ECLI:NL:HR:2022:558

Hoge Raad

Datum uitspraak
8 april 2022
Publicatiedatum
7 april 2022
Zaaknummer
22/00003
Instantie
Hoge Raad
Type
Uitspraak
Rechtsgebied
Civiel recht
Procedures
  • Cassatie
Vindplaatsen
  • Rechtspraak.nl
AI samenvatting door LexboostAutomatisch gegenereerd

Ontvankelijkheid van cassatieberoep en vereisten voor procesinleiding

In deze zaak heeft de Hoge Raad op 8 april 2022 uitspraak gedaan over de ontvankelijkheid van een cassatieberoep ingesteld door [verzoekster] B.V. De zaak betreft een verzoek tot cassatie tegen een beslissing van het gerechtshof Amsterdam, waarbij de wrakingskamer op 13 december 2021 een eerdere beslissing heeft genomen. De advocaat van [verzoekster], de heer K. Aachboun, heeft beroep in cassatie ingesteld, maar de procesinleiding voldeed niet aan de vereisten zoals gesteld in de artikelen 30c lid 1 en 426a lid 1 van het Wetboek van Burgerlijke Rechtsvordering (Rv).

De Hoge Raad oordeelde dat de procesinleiding niet langs elektronische weg was ingediend en bovendien niet was ondertekend door een advocaat bij de Hoge Raad, wat noodzakelijk is voor de ontvankelijkheid van het beroep. De Hoge Raad heeft vastgesteld dat [verzoekster] de mogelijkheid had om de verzuimen binnen twee weken te herstellen, maar dit niet heeft gedaan. Hierdoor kon de Hoge Raad niet anders dan [verzoekster] niet-ontvankelijk verklaren in haar cassatieberoep.
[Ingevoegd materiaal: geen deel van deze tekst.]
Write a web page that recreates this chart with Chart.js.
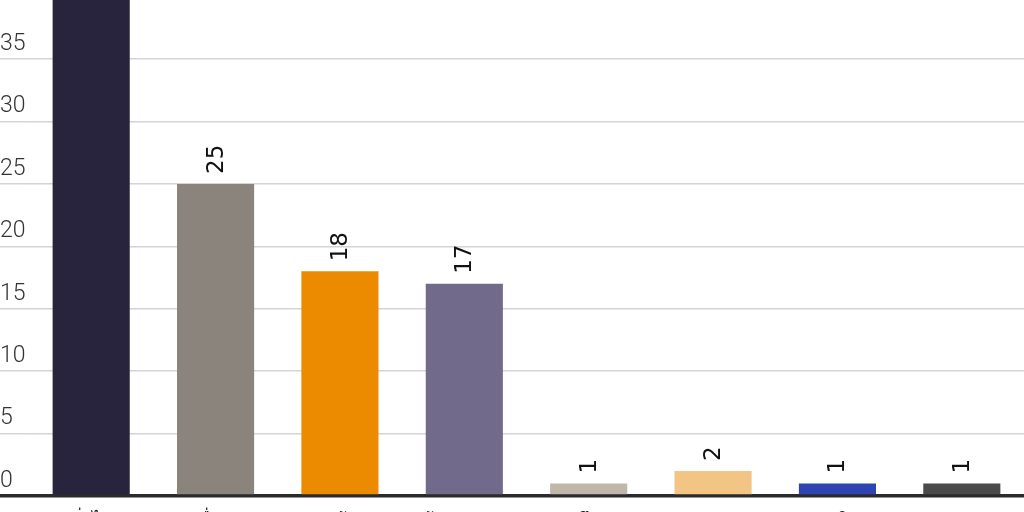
<!DOCTYPE html>
<html>
<head>
<meta charset="utf-8">
<script src="https://cdn.jsdelivr.net/npm/chart.js@4"></script>
<style>
  html, body { margin: 0; padding: 0; background: #fff; }
  #wrap { width: 1024px; height: 512px; overflow: hidden; }
</style>
</head>
<body>
<div id="wrap"><canvas id="barChart" width="1024" height="512"></canvas></div>
<script>
// categories (bottom labels are mostly cut off in the picture)
const categories = ['ทั่วไป', 'อื่นๆ', 'ลูกจ้าง', 'ข้าราชการ', 'นักศึกษา', 'เกษตรกร', 'ธุรกิจ', 'ว่างงาน'];
// first bar runs off the top of the picture, its value is a guess
const counts = [46, 25, 18, 17, 1, 2, 1, 1];
const barColors = ['#29243d', '#8b847c', '#ec8b00', '#716a8a', '#c0b6aa', '#f2c584', '#2e44b2', '#4a4a4a'];
const yTicks = [0, 5, 10, 15, 20, 25, 30, 35];
const yTop = 39.74;

// value labels, turned on their side above every bar
const valueLabels = {
    id: 'valueLabels',
    afterDatasetsDraw(chart) {
        const ctx = chart.ctx;
        const meta = chart.getDatasetMeta(0);
        ctx.save();
        ctx.font = '23px "DejaVu Sans", sans-serif';
        ctx.fillStyle = '#111';
        ctx.textAlign = 'left';
        ctx.textBaseline = 'middle';
        meta.data.forEach((bar, i) => {
            ctx.save();
            ctx.translate(bar.x + 1, bar.y - 10);
            ctx.rotate(-Math.PI / 2);
            ctx.fillText(String(counts[i]), 0, 0);
            ctx.restore();
        });
        ctx.restore();
    }
};

const isZero = (c) => c.tick && c.tick.value === 0;

new Chart(document.getElementById('barChart'), {
    type: 'bar',
    data: {
        labels: categories,
        datasets: [{
            data: counts,
            backgroundColor: barColors,
            borderWidth: 0,
            barPercentage: 0.62,
            categoryPercentage: 1,
            clip: 0
        }]
    },
    options: {
        responsive: false,
        animation: false,
        layout: {padding: 0},
        plugins: {
            legend: {display: false},
            tooltip: {enabled: false}
        },
        scales: {
            x: {
                grid: {display: false},
                border: {display: false},
                ticks: {
                    color: '#222',
                    padding: 6,
                    maxRotation: 0,
                    font: {family: '"Noto Sans", "DejaVu Sans", sans-serif', size: 18}
                },
                afterFit: (scale) => {
                    scale.height = 16;
                    scale.paddingLeft = 0;
                    scale.paddingRight = 0;
                }
            },
            y: {
                min: 0,
                max: yTop,
                afterBuildTicks: (scale) => { scale.ticks = yTicks.map(v => ({value: v})); },
                grid: {
                    color: (c) => isZero(c) ? '#2b2b2b' : '#d4d4d4',
                    tickColor: (c) => isZero(c) ? '#2b2b2b' : '#d4d4d4',
                    lineWidth: (c) => isZero(c) ? 3.5 : 1.5,
                    drawTicks: true,
                    tickLength: 29
                },
                border: {display: false},
                ticks: {
                    crossAlign: 'far',
                    labelOffset: -15,
                    padding: 0,
                    color: '#333',
                    font: {family: 'Roboto, "DejaVu Sans", sans-serif', size: 23, weight: 300}
                },
                afterFit: (scale) => {
                    scale.width = 29;
                    scale.paddingTop = 0;
                    scale.paddingBottom = 0;
                }
            }
        }
    },
    plugins: [valueLabels]
});
</script>
</body>
</html>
De uitspraak benadrukt het belang van het naleven van de procesuele vereisten bij het indienen van een cassatieberoep en de gevolgen van het niet voldoen aan deze vereisten. De beslissing is openbaar uitgesproken door de raadsheer H.M. Wattendorff, en de zaak is geregistreerd onder nummer 22/00003.

Uitspraak

HOGE RAAD DER NEDERLANDEN
CIVIELE KAMER
Nummer22/00003
Datum8 april 2022
BESCHIKKING
In de zaak van
[verzoekster] B.V.,
gevestigd te [vstigingsplaats],
VERZOEKSTER tot cassatie,
hierna: [verzoekster].

1.Procesverloop

Voor het verloop van het geding in feitelijke instantie verwijst de Hoge Raad naar de beslissing in de zaak 200.301.985/02 van de wrakingskamer van het gerechtshof Amsterdam van 13 december 2021.
Namens [verzoekster] heeft de heer K. Aachboun tegen de beslissing van het hof beroep in cassatie ingesteld. De procesinleiding is aan deze beschikking gehecht en maakt daarvan deel uit.
De conclusie van de Advocaat-Generaal T. Hartlief strekt tot niet-ontvankelijkverklaring van [verzoekster] in haar cassatieberoep.

2.Beoordeling van de ontvankelijkheid van het beroep

Het cassatieberoep is niet ingesteld op de in art. 30c lid 1 Rv voorgeschreven wijze, te weten door indiening van een procesinleiding langs elektronische weg. Ook is de procesinleiding niet, zoals vereist door art. 426a lid 1 Rv, ondertekend door een advocaat bij de Hoge Raad. [1] Deze verzuimen konden worden hersteld door dezelfde procesinleiding met inachtneming van de vereisten van de art. 30c en 426a lid 1 Rv opnieuw in te dienen. [verzoekster] heeft evenwel geen gebruik gemaakt van de mogelijkheid om de verzuimen binnen twee weken te herstellen. Dit brengt mee dat zij in haar beroep niet-ontvankelijk dient te worden verklaard.

3.Beslissing

De Hoge Raad verklaart [verzoekster] niet-ontvankelijk in haar beroep.
Deze beschikking is gegeven door de raadsheren C.E. du Perron, als voorzitter, C.H. Sieburgh en A.E.B. ter Heide, en in het openbaar uitgesproken door de raadsheer H.M. Wattendorff op
8 april 2022.

Voetnoten

1.Vgl. HR 18 december 1998, ECLI:NL:HR:1998:AD2977.